Sami Anan had announced his intention to run in the presidential elections on 20 January in a video published on his campaign’s Facebook page. On 23 January, the Armed Forces announced through a statement published on its official Facebook page that Sami Anan must be interrogated and face legal action for announcing his nomination in the presidential elections “without obtaining the permission of the Armed Forces.”

The arrest of Sami Anan is another brazen attack on the rights of the Egyptian people to freedom of expression and political participation.

Najia Bounaim, North Africa Campaigns Director at Amnesty International.

The statement also accused Sami Anan of forging paperwork that showed his military service had ended, which the Armed Forces denies. Serving personnel are not eligible to run in elections according to Egypt`s military regulations

“The arrest of Sami Anan is another brazen attack on the rights of the Egyptian people to freedom of expression and political participation. It appears that Sami Anan has been detained because he was widely considered to be a serious contender against President Abdelfattah al-Sisi. This is not the first time such a contender has been prevented from running against the incumbent.”

Sami Anan is among a growing number of candidates arrested or convicted on trumped up charges by the Egyptian authorities shortly after announcing their candidacy for the March 2018 presidential elections. These include former Armed Forces Colonel Ahmed Konsowa who was detained on charges of “disobeying military orders by expressing his political views” and “committing acts that violate military norms by publishing a video on Facebook announcing his plan to run for the presidency.” On 19 December 2017, a military court sentenced Konsowa to six years in prison on these charges.

Former Prime Minister Ahmed Shafik appeared in a video on 29 November 2017, a few days after announcing his candidacy, declaring that the UAE’s authorities had barred him from travelling to France to meet with Egyptian diaspora to discuss his electoral campaign. His family reported that he had been arrested at his home in the UAE, deported to Egypt and detained for more than 24 hours. His lawyer told Amnesty International that she had not been able to confirm his whereabouts or speak to him since his return. Later that evening Shafik appeared on a political talk show and denied that he had been arrested, deported or detained.

In September 2017 a court in Cairo sentenced presidential candidate and prominent human rights lawyer Khalid Ali to three months in jail on the charge of “violating public decency” for celebrating a recent court ruling reversing a controversial Egyptian government decision to hand over control of two Red Sea islands to Saudi Arabia. Khalid Ali was widely viewed as President Sisi’s top challenger in the polls at the time of his arrest.  

“It is clear that the Egyptian authorities are hell-bent on arresting and harassing anyone who stands against President Sisi.
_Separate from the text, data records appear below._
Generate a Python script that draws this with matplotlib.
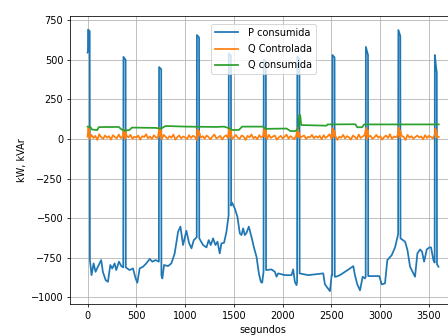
import matplotlib
matplotlib.use('Agg')
import matplotlib.pyplot as plt
import numpy as np

# P consumida (kW): time (s) and value
t_p = [0, 4, 5, 22, 24,
       41, 62, 82, 106, 140, 157, 185, 209, 233, 253, 277, 294, 322, 346, 366,
       368, 390, 392,
       431, 466, 493, 510, 534, 568, 602, 637, 664, 698, 731,
       733, 755, 757,
       767, 784, 825, 859, 893, 928, 952, 979, 1013, 1040, 1065, 1089, 1119,
       1121, 1143, 1145,
       1184, 1219, 1242, 1263, 1287, 1311, 1332, 1355, 1372, 1399, 1424, 1446,
       1448, 1470, 1472,
       1482, 1509, 1536, 1561, 1578, 1595, 1612, 1629, 1653, 1680, 1708, 1732, 1756, 1776, 1790, 1804,
       1806, 1828, 1830,
       1886, 1920, 1937, 1954, 2023, 2091, 2108, 2125, 2142, 2148,
       2150, 2172, 2174,
       2262, 2331, 2416, 2433, 2485, 2502, 2508,
       2510, 2532, 2534,
       2546, 2587, 2639, 2690, 2724, 2741, 2765, 2793, 2820, 2844, 2851,
       2853, 2875, 2877,
       2947, 2991, 3015, 3049, 3073, 3118, 3152, 3180, 3184,
       3186, 3206, 3208,
       3255, 3279, 3306, 3340, 3357, 3381, 3409, 3429, 3450, 3477, 3504, 3521, 3545, 3558,
       3560, 3570, 3580, 3582, 3597]
p_cons = [545, 550, 690, 680, -764,
          -859, -785, -838, -806, -764, -838, -890, -901, -795, -817, -785, -827, -774, -802, -810,
          518, 500, -810,
          -827, -817, -880, -907, -817, -806, -785, -757, -774, -764, -774,
          454, 440, -860,
          -880, -795, -802, -785, -722, -585, -553, -669, -579, -655, -690, -638, -620,
          656, 640, -627,
          -669, -684, -638, -669, -627, -669, -648, -722, -659, -655, -585, -480,
          540, 525, -420,
          -402, -438, -490, -596, -606, -564, -606, -593, -553, -617, -690, -743, -848, -901, -907, -838,
          500, 490, -827,
          -823, -838, -869, -848, -859, -859, -823, -901, -922, -900,
          520, 505, -848,
          -859, -854, -848, -917, -960, -859, -860,
          530, 515, -869,
          -869, -859, -838, -817, -802, -859, -917, -955, -869, -880, -870,
          581, 530, -865,
          -865, -865, -917, -911, -764, -733, -684, -612, -600,
          688, 650, -627,
          -648, -700, -806, -848, -869, -722, -697, -711, -774, -697, -684, -684, -764, -780,
          530, 470, 417, -790, -806]

# Q Controlada (kVAr), sampled every 20 s
q_ctrl = [14, 0, 26, 6, 20, -6, 30, 10, 2, 22,
          8, 18, -4, 24, 12, 4, 28, 6, 16, -2,
          20, 10, 26, 2, 14, 8, 22, -4, 18, 12,
          30, 4, 16, 0, 24, 10, 6, 20, -2, 26,
          14, 2, 18, 8, 28, -4, 12, 22, 4, 16,
          10, 0, 24, 6, 20, 14, -6, 26, 8, 18,
          2, 22, 12, -2, 16, 28, 4, 10, 20, -4,
          14, 24, 6, 18, 0, 12, 26, 8, 2, 22,
          16, -6, 20, 10, 28, 4, 14, -2, 24, 8,
          18, 12, 0, 26, 6, 16, 22, -4, 10, 20,
          4, 14, 28, 2, 18, 8, -2, 24, 12, 6,
          16, 22, 0, 14, 10, 26, 4, 18, 8, 20,
          -2, 24, 6, 16, 30, 2, 12, 20, -6, 14,
          8, 26, 4, 18, 10, -4, 22, 12, 0, 28,
          6, 16, 24, -2, 14, 20, 2, 10, 26, 8,
          18, -4, 12, 22, 6, 30, 0, 16, 10, 24,
          4, 20, 14, -6, 26, 8, 18, 2, 12, 22,
          10, 16, -2, 24, 6, 20, 12, 4, 28, 8,
          14]
t_ctrl = np.arange(len(q_ctrl)) * 20
# bumps of Q Controlada when the load switches
t_bump = [8, 18, 372, 388, 737, 753, 1125, 1141, 1452, 1468, 1810, 1826,
          2154, 2170, 2514, 2530, 2857, 2873, 3190, 3204, 3564, 3578]
q_bump = [72, 55, 60, 50, 70, 55, 60, 50, 72, 55, 68, 52,
          70, 40, 68, 52, 70, 55, 72, 55, 66, 50]

# Q consumida (kVAr)
t_qc = [0, 30, 45, 100, 115, 320, 345, 380, 430, 455,
        700, 740, 760, 800, 1010, 1320, 1400, 1460, 1480, 1550,
        1585, 1800, 1825, 2040, 2080, 2130, 2160, 2170, 2180, 2190,
        2450, 2460, 2745, 2765, 2815, 2835, 3600]
q_cons = [78, 75, 60, 56, 75, 76, 62, 52, 57, 72,
          70, 66, 68, 82, 78, 76, 78, 66, 57, 57,
          78, 78, 64, 66, 50, 50, 66, 152, 150, 88,
          84, 92, 93, 74, 74, 92, 92]

tc = np.concatenate([t_ctrl, t_bump])
qc = np.concatenate([q_ctrl, q_bump])
order = np.argsort(tc, kind='stable')

fig = plt.figure(figsize=(6.4, 335 / 70), dpi=70)
ax = fig.add_axes([70 / 448, 30.7 / 335, 386.3 / 448, 288.3 / 335])

ax.plot(t_p, p_cons, lw=1.8, label='P consumida')
ax.plot(tc[order], qc[order], lw=1.8, label='Q Controlada')
ax.plot(t_qc, q_cons, lw=1.8, label='Q consumida')

ax.set_xlim(-180, 3780)
ax.set_ylim(-1043, 776)
ax.set_xlabel('segundos')
ax.set_ylabel('kW, kVAr')
ax.grid(True)
ax.legend(loc='upper center', handlelength=2.4, labelspacing=0.65,
          borderaxespad=0.8, handletextpad=1.0)

fig.savefig('out.png', dpi=70)
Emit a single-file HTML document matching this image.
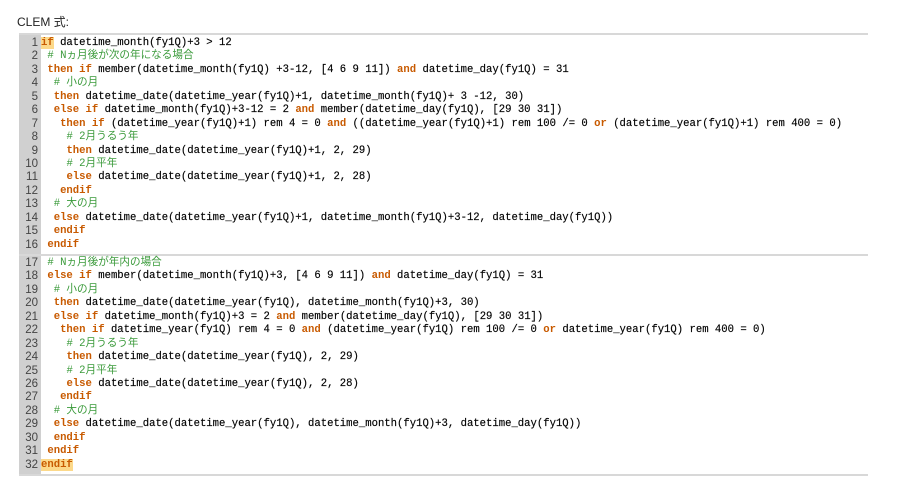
<!DOCTYPE html>
<html><head><meta charset="utf-8"><style>
body{margin:0;background:#fff;width:900px;height:492px;position:relative;overflow:hidden}
.t{position:absolute;left:17px;top:13px;font:12px "Liberation Sans","Noto Sans CJK JP",sans-serif;color:#222}
.box{position:absolute;left:19px;top:33px;width:849px;border-top:2px solid #d8d8d8;border-bottom:2px solid #d8d8d8}
.blk{position:relative;background:linear-gradient(to right,#d0d0d0 0,#d0d0d0 22px,#fff 22px)}
.blk+.blk{border-top:2px solid #d8d8d8}
.l{position:relative;height:13.45px;padding-left:22px;font:10.6px/13.45px "Liberation Mono","Noto Sans CJK JP",monospace;white-space:pre;color:#000;-webkit-text-stroke:0.15px #000}
.n{position:absolute;left:0;top:0;width:19px;text-align:right;color:#444;font:11.5px/13.45px "Liberation Sans",sans-serif;-webkit-text-stroke:0}
.k{color:#c85a00;font-weight:bold;-webkit-text-stroke:0}
.c{color:#3a9a3a;-webkit-text-stroke:0}
.h{background:#fcd98a}
</style></head><body>
<div class="t">CLEM 式:</div>
<div class="box">
<div class="blk" style="padding-top:2px;padding-bottom:2px">
<div class="l"><span class="n">1</span><span class="k h">if</span> datetime_month(fy1Q)+3 &gt; 12</div>
<div class="l"><span class="n">2</span> <span class="c"># Nヵ月後が次の年になる場合</span></div>
<div class="l"><span class="n">3</span> <span class="k">then if</span> member(datetime_month(fy1Q) +3-12, [4 6 9 11]) <span class="k">and</span> datetime_day(fy1Q) = 31</div>
<div class="l"><span class="n">4</span>  <span class="c"># 小の月</span></div>
<div class="l"><span class="n">5</span>  <span class="k">then</span> datetime_date(datetime_year(fy1Q)+1, datetime_month(fy1Q)+ 3 -12, 30)</div>
<div class="l"><span class="n">6</span>  <span class="k">else if</span> datetime_month(fy1Q)+3-12 = 2 <span class="k">and</span> member(datetime_day(fy1Q), [29 30 31])</div>
<div class="l"><span class="n">7</span>   <span class="k">then if</span> (datetime_year(fy1Q)+1) rem 4 = 0 <span class="k">and</span> ((datetime_year(fy1Q)+1) rem 100 /= 0 <span class="k">or</span> (datetime_year(fy1Q)+1) rem 400 = 0)</div>
<div class="l"><span class="n">8</span>    <span class="c"># 2月うるう年</span></div>
<div class="l"><span class="n">9</span>    <span class="k">then</span> datetime_date(datetime_year(fy1Q)+1, 2, 29)</div>
<div class="l"><span class="n">10</span>    <span class="c"># 2月平年</span></div>
<div class="l"><span class="n">11</span>    <span class="k">else</span> datetime_date(datetime_year(fy1Q)+1, 2, 28)</div>
<div class="l"><span class="n">12</span>   <span class="k">endif</span></div>
<div class="l"><span class="n">13</span>  <span class="c"># 大の月</span></div>
<div class="l"><span class="n">14</span>  <span class="k">else</span> datetime_date(datetime_year(fy1Q)+1, datetime_month(fy1Q)+3-12, datetime_day(fy1Q))</div>
<div class="l"><span class="n">15</span>  <span class="k">endif</span></div>
<div class="l"><span class="n">16</span> <span class="k">endif</span></div>
</div>
<div class="blk" style="padding-top:1px;padding-bottom:2px">
<div class="l"><span class="n">17</span> <span class="c"># Nヵ月後が年内の場合</span></div>
<div class="l"><span class="n">18</span> <span class="k">else if</span> member(datetime_month(fy1Q)+3, [4 6 9 11]) <span class="k">and</span> datetime_day(fy1Q) = 31</div>
<div class="l"><span class="n">19</span>  <span class="c"># 小の月</span></div>
<div class="l"><span class="n">20</span>  <span class="k">then</span> datetime_date(datetime_year(fy1Q), datetime_month(fy1Q)+3, 30)</div>
<div class="l"><span class="n">21</span>  <span class="k">else if</span> datetime_month(fy1Q)+3 = 2 <span class="k">and</span> member(datetime_day(fy1Q), [29 30 31])</div>
<div class="l"><span class="n">22</span>   <span class="k">then if</span> datetime_year(fy1Q) rem 4 = 0 <span class="k">and</span> (datetime_year(fy1Q) rem 100 /= 0 <span class="k">or</span> datetime_year(fy1Q) rem 400 = 0)</div>
<div class="l"><span class="n">23</span>    <span class="c"># 2月うるう年</span></div>
<div class="l"><span class="n">24</span>    <span class="k">then</span> datetime_date(datetime_year(fy1Q), 2, 29)</div>
<div class="l"><span class="n">25</span>    <span class="c"># 2月平年</span></div>
<div class="l"><span class="n">26</span>    <span class="k">else</span> datetime_date(datetime_year(fy1Q), 2, 28)</div>
<div class="l"><span class="n">27</span>   <span class="k">endif</span></div>
<div class="l"><span class="n">28</span>  <span class="c"># 大の月</span></div>
<div class="l"><span class="n">29</span>  <span class="k">else</span> datetime_date(datetime_year(fy1Q), datetime_month(fy1Q)+3, datetime_day(fy1Q))</div>
<div class="l"><span class="n">30</span>  <span class="k">endif</span></div>
<div class="l"><span class="n">31</span> <span class="k">endif</span></div>
<div class="l"><span class="n">32</span><span class="k h">endif</span></div>
</div>
</div>
</body></html>
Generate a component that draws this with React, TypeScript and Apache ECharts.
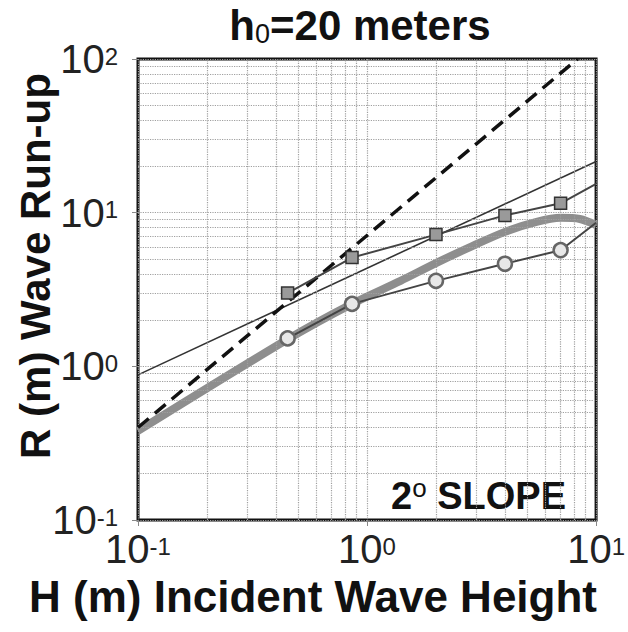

This is consistent with the Egyptian government’s ongoing efforts to crush dissent and consolidate power by attacking civil society, activists and human rights defenders in the country,” Najia Bounaim said. 

Earlier in 2017, Amnesty International warned that the Egyptian authorities had intensified their crackdown on opposition activists ahead of the 2018 presidential election by rounding up activists from opposition parties.